AM: Basically. I always start with that small thing, like running a logistic regression on a small fraction of my data locally, and then just see what happens. And then I look at how having more data influences the results, how using more complex algorithms influences the results, etc. What are the important features? If your data is big because you have a million features, but it turns out only one of them is important, then you can just keep that one feature and your data will be much smaller.
It’s really always all about iterating quickly. Distributed machine learning is great because you figure out you need a lot of features or you need a lot of samples. Or maybe later in the process, you find that the model works well but you wish you could tune the hyperparameters much better. Distributed is great for that. But I probably wouldn't do it as the first thing.
HBA: We need to get out of the mindset that big data is the answer and more data is better.
AM: Yeah, it needs to be the right data. I mean, more of the right data is almost always better, but you don't know if you have the right data, you know?
HBA: Right. It's about finding a signal there.
To find the right tools, ask yourself: Where does my data sit? What tools are my team already familiar with? Do those packages have what I need?

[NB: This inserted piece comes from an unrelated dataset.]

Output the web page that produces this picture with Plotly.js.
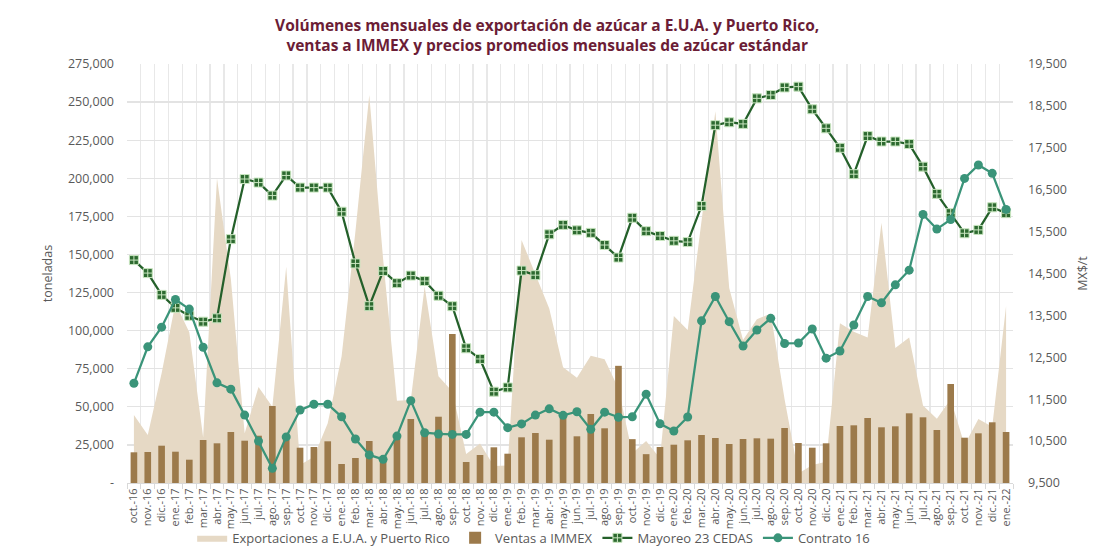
<!DOCTYPE html>
<html>
<head>
<meta charset="utf-8">
<script src="https://cdn.plot.ly/plotly-3.0.1.min.js"></script>
<style>html,body{margin:0;padding:0;background:#fff;}#chart{width:1101px;height:557px;}</style>
</head>
<body>
<div id="chart"></div>
<script>
var months = ["oct.-16","nov.-16","dic.-16",
  "ene.-17","feb.-17","mar.-17","abr.-17","may.-17","jun.-17","jul.-17","ago.-17","sep.-17","oct.-17","nov.-17","dic.-17",
  "ene.-18","feb.-18","mar.-18","abr.-18","may.-18","jun.-18","jul.-18","ago.-18","sep.-18","oct.-18","nov.-18","dic.-18",
  "ene.-19","feb.-19","mar.-19","abr.-19","may.-19","jun.-19","jul.-19","ago.-19","sep.-19","oct.-19","nov.-19","dic.-19",
  "ene.-20","feb.-20","mar.-20","abr.-20","may.-20","jun.-20","jul.-20","ago.-20","sep.-20","oct.-20","nov.-20","dic.-20",
  "ene.-21","feb.-21","mar.-21","abr.-21","may.-21","jun.-21","jul.-21","ago.-21","sep.-21","oct.-21","nov.-21","dic.-21",
  "ene.-22"];

var exportaciones = [44600, 31500, 72000,
  118000, 99000, 30000, 200000, 134000, 32600, 63000, 50000, 142000, 11800, 17300, 39200,
  83000, 165000, 254600, 147000, 54000, 54500, 129000, 70000, 60000, 19000, 26000, 11200,
  11500, 159500, 137000, 114600, 76000, 69000, 83500, 81200, 62000, 19500, 27600, 16200,
  109600, 100400, 172000, 244000, 128000, 93800, 107400, 111300, 55000, 6300, 11800, 14000,
  104800, 99300, 95500, 170800, 88600, 95500, 50800, 42200, 55000, 25000, 42000, 36900,
  116200];

var ventasImmex = [20150, 20350, 24480,
  20540, 15290, 28220, 26050, 33470, 27760, 31040, 50530, 28500, 23170, 23630, 27370,
  12470, 16410, 27560, 17000, 29500, 42000, 34000, 43500, 97800, 13780, 18380, 23430,
  19230, 29990, 32800, 28420, 44000, 30650, 45280, 35900, 76900, 28780, 18930, 23630,
  25140, 28020, 31500, 29530, 25600, 28880, 29330, 29100, 36100, 26250, 23170, 26050,
  37400, 37860, 42660, 36560, 37210, 45740, 43120, 34780, 64970, 29730, 32620, 39840,
  33470];

var mayoreo = [14820, 14510, 13990,
  13680, 13490, 13350, 13430, 15320, 16755, 16670, 16360, 16840, 16550, 16550, 16550,
  15975, 14740, 13720, 14560, 14270, 14450, 14320, 13970, 13720, 12715, 12460, 11680,
  11780, 14570, 14460, 15435, 15660, 15530, 15470, 15180, 14880, 15830, 15510, 15395,
  15280, 15250, 16110, 18040, 18110, 18070, 18680, 18760, 18940, 18960, 18420, 17965,
  17500, 16870, 17780, 17650, 17650, 17590, 17050, 16400, 15940, 15460, 15540, 16080,
  15940];

var contrato = [11880, 12750, 13220,
  13880, 13650, 12740, 11890, 11740, 11120, 10500, 9850, 10600, 11240, 11380, 11380,
  11080, 10550, 10170, 10065, 10620, 11465, 10700, 10670, 10660, 10660, 11190, 11190,
  10820, 10910, 11120, 11270, 11115, 11200, 10780, 11190, 11070, 11080, 11620, 10915,
  10740, 11075, 13370, 13950, 13350, 12770, 13150, 13430, 12830, 12840, 13175, 12480,
  12650, 13270, 13950, 13800, 14230, 14580, 15910, 15560, 15790, 16770, 17090, 16890,
  16030];

var leftTicks = [0,25000,50000,75000,100000,125000,150000,175000,200000,225000,250000,275000];
var leftTickText = ["-","25,000","50,000","75,000","100,000","125,000","150,000","175,000","200,000","225,000","250,000","275,000"];
var rightTicks = [9500,10500,11500,12500,13500,14500,15500,16500,17500,18500,19500];
var rightTickText = ["9,500","10,500","11,500","12,500","13,500","14,500","15,500","16,500","17,500","18,500","19,500"];

var FONT = "Open Sans, Noto Sans, sans-serif";
var GRAY = "#595959";

var traces = [
  {type:"scatter", mode:"lines", name:"Exportaciones a E.U.A. y Puerto Rico",
   x:months, y:exportaciones, xaxis:"x", yaxis:"y",
   fill:"tozeroy", fillcolor:"#E6D9C5", line:{width:0, color:"#E6D9C5"}},
  {type:"bar", name:"Ventas a IMMEX", x:months, y:ventasImmex, xaxis:"x", yaxis:"y2",
   marker:{color:"#9C7A4B"}},
  {type:"scatter", mode:"lines+markers", name:"Mayoreo 23 CEDAS",
   x:months, y:mayoreo, xaxis:"x", yaxis:"y3",
   line:{color:"#24602A", width:2.25},
   marker:{symbol:"square-cross", size:9, color:"#2D6A30", line:{color:"#C9E6C0", width:1}}},
  {type:"scatter", mode:"lines+markers", name:"Contrato 16",
   x:months, y:contrato, xaxis:"x", yaxis:"y3",
   line:{color:"#3A9479", width:2.25},
   marker:{symbol:"circle", size:9, color:"#3A9479"}}
];

var layout = {
  width:1101, height:557,
  margin:{l:127, r:88, t:64, b:74, autoexpand:false},
  paper_bgcolor:"#fff", plot_bgcolor:"#fff",
  font:{family:FONT, size:12, color:GRAY},
  showlegend:true,
  bargap:0.52,
  title:{text:"<b>Volúmenes mensuales de exportación de azúcar a E.U.A. y Puerto Rico,<br>ventas a IMMEX y precios promedios mensuales de azúcar estándar</b>",
         font:{family:FONT, size:15.5, color:"#6B1D36"},
         x:0.497, xanchor:"center", xref:"container", yref:"container", y:0.944, yanchor:"middle"},
  xaxis:{type:"category", categoryorder:"array", categoryarray:months,
         range:[-0.5, 63.5], tickson:"boundaries", ticks:"outside", ticklen:5, tickcolor:"#D9D9D9",
         showgrid:true, gridcolor:"#E8E8E8", gridwidth:1.3, showline:true, linecolor:"#D9D9D9",
         tickangle:-90, tickfont:{size:11, color:GRAY}, fixedrange:true, automargin:false},
  yaxis:{range:[0,275000], tickvals:leftTicks, ticktext:leftTickText, showgrid:true,
         gridcolor:"#E3E3E3", gridwidth:1.3, zeroline:false, ticks:"", ticklabelstandoff:12,
         tickfont:{size:12.5, color:GRAY}, automargin:false,
         title:{text:"toneladas", font:{size:12.5, color:GRAY}, standoff:12}},
  yaxis2:{range:[0,275000], overlaying:"y", visible:false, showgrid:false},
  yaxis3:{range:[9500,19500], overlaying:"y", side:"right", tickvals:rightTicks, ticktext:rightTickText,
          showgrid:false, zeroline:false, ticks:"", ticklabelstandoff:14, automargin:false,
          tickfont:{size:12.5, color:GRAY},
          title:{text:"MX$/t", font:{size:12.5, color:GRAY}, standoff:12}},
  legend:{orientation:"h", x:0.459, xanchor:"center", y:-0.131, yanchor:"middle",
          bgcolor:"rgba(0,0,0,0)", font:{size:13, color:GRAY}, itemwidth:30, tracegroupgap:0}
};

Plotly.newPlot("chart", traces, layout, {displayModeBar:false, staticPlot:true});
</script>
</body>
</html>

HBA: Can you tell me a bit about the different tools for distributed ML? Both open-source and proprietary. And how people can figure out which ones to use.
AM: It really depends where your data sits. Like if your data is big, then your data sits somewhere and it sits in a cluster. And if you have some software that orchestrates your cluster, you probably want to use something that's easy to use with your existing infrastructure. If your system sits in a Spark cluster, maybe then using Spark ML is the obvious first choice. If your data sits in Azure, you might want to start with AzureML, if your infrastructure uses Amazon services, maybe you want to use SageMaker, and so on.
The choice also depends if the package has the thing that you need. For example, I don't think Spark ML does any deep learning.
And then the other thing is you want to use the tools that your team is familiar with. Like if everything sits in a Spark cluster, and you write a super great Scala implementation of a fancy machine learning algorithm, but no one else in your team can read it, then it's useless, right? That's one of the benefits of Dask—if it looks like pandas, then probably a lot of people can read it. You should use the things that act well with both your data and infrastructure and with the institutional knowledge you have.
HBA: That's fantastic. And, in fact, thank you for mentioning Dask because now, if you want to do distributed ML with Dask, you can get up and running easily with Coiled Cloud!
Success would look like: The big players coming together to empower abstraction layers that allow for running ML algorithms natively on different compute engines.
HBA: So what does the future of distributed machine learning look like to you?
AM: It would be great not to have to reinvent the wheel for each platform. And so ideally, what we want is people not to move data between systems every time they want to do something. We want to integrate into their existing workflow. In particular, for distributed ML. This is interacting with your huge user database. And both for training and for prediction. And so you want this integration, but you don't want to rewrite all algorithms for each of the systems, right? And so it would be great if we could have abstraction layers that allow us to run machine learning algorithms relatively natively on the different platforms on the different compute engines.
I think one of the downsides of Spark ML, for example, is I think they haven't put a huge effort into developing all their algorithms, which is a shame. But it's also a shame that you have to rewrite everything from scratch to run on Spark. It would be better if we could be more flexible. There are so many backends that people are using, and they're only appearing more quickly. And all of the big cloud companies have all of their own database solutions that you also want to integrate with. But do you want to only use the machine learning that they provide with their proprietary tools and with their integrated databases? I don't know.
It would be great to have machine learning tools that work relatively natively on whatever you have in your Google BigQuery. But then if you decide to move over to Amazon, or to Spark, or to whatever database, you don't have to completely change your whole toolkit.
HBA: So some form of distributed ML portability. This reminds me of the way that GDPR frames data portability. Another thing that resonated with me there the idea of having some standards that we all just agree upon. This is something Fernando Perez has discussed a lot with respect to the Jupyter ecosystem and something Wes McKinney thinks about with Arrow. Having a substrate that then we can all build on top of!
AM: Yeah, exactly. I think that that would be great. And so I think for the distributed setting, it's going to be much harder than for Arrow, and even Arrow has not found that much adoption yet, I hope and believe we will see more soon. So that's why the future is going to be tricky. Arrow as a data exchange format might be part of the solution, though. And it also requires the big players to, you know, come together.
HBA: Absolutely. We'll see what happens there. Andy, this has been super fun. I always enjoy our conversations. Have a great evening.
AM: Yeah, you too. Take care.
We hope you enjoyed this second installment of our conversation with Andy.